そのために、各国チームで工夫してスライドを作り、いろいろなミートアップやイベントで実際に話をし、受けた反応をチームにフィードバックしてメッセージを研ぎ澄ませていく、という過程にかなり多くの時間を割いたと思います。
実際に、思ったよりも伝わらなかったアプローチやストーリーテリング、キーワードはたくさんあり、それをピッチしたメンバーがチームに共有し、修正を繰り返すことになりました。
Any Token, Anywhere
こういった経緯の途中に、Kyber NetworkはMediumに、CEOのLoiのブログをリリースしました。
・Kyber, Together(English) / Kyberと共に(日本語)
それをLoi自身が語っているビデオがこちらです。
組織内でメッセージを研ぎ澄ませる作業の他に、彼自身の言葉で語りかけることは必要ですし、チームとしてもメッセージを考える際、逐一そのブログやブログに戻って彼の意図を確認することができました。

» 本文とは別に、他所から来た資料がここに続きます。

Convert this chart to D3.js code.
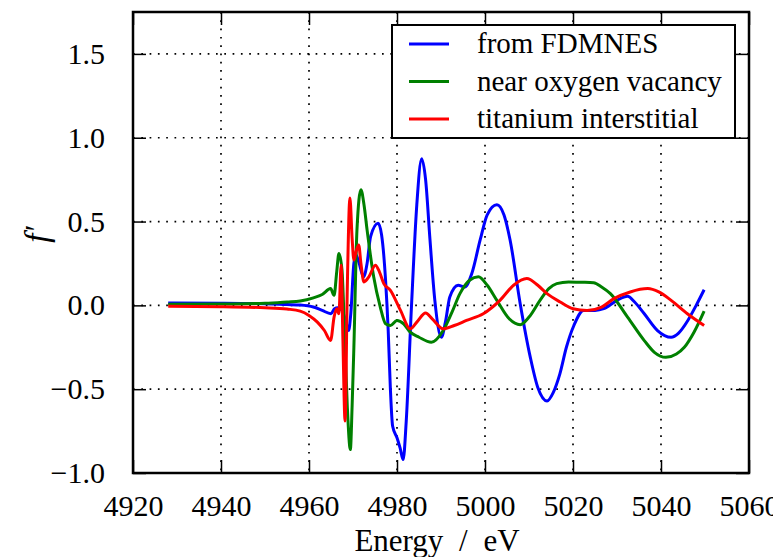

創業の気持ちや今後の展望をCEO自ら語ることは非常に重要なことであり、日本のプロジェクトではLayerXの設立ブログが挙げられます。
CEOのLoiのブログを元に上述のようなチーム内での試行錯誤を繰り返し、Kyber Networkのマントラは “Any Token, Anywhere” というものに落ち着いてきました。
つまり、私たちが住む、規格の異なるトークンやチェーン/プロトコルが乱立した Tokenized World において、どんなトークンもどこでも活用可能な世界を実現し、「使いにくさ」の壁を取り払い、ブロックチェーンの素晴らしい特性を現実社会に浸透させたいということです。
Kyberのメンバーにとって少なくとも数年は、これが朝眠くともベッドから起きる理由になりそうです。個人的には、理念よりも利益を上げることを第一とする組織に協力することはできないので、これを確認できただけでも貴重な時間でした。
チームの方向性やメッセージが徐々に定まってきた今に感じることですが、ここに書いた取り組みをした前後では、自分の考える仕事の方向性は大きく変わり、以前に書いたKyberの戦略が軸のぶれた頼りないものに感じるようになりました。
今後はより具体的な目的にフォーカスし、無駄のない戦略に集中することができます。そう考えると、この2~3ヶ月のチーム全体で注いだリソースは、長い目で見ると非常に大きなものになって返ってくるように思います。
Kyberに割ける時間は限られますが、私自身、自分以外の会社や組織の内部に関わるという経験がなかったため、後から入ったチームの中で、そのチームのビジョンをいかに早く深く理解してキャッチアップするかという試行錯誤は新鮮で、今後の自分の仕事にとって非常にいい経験になりました。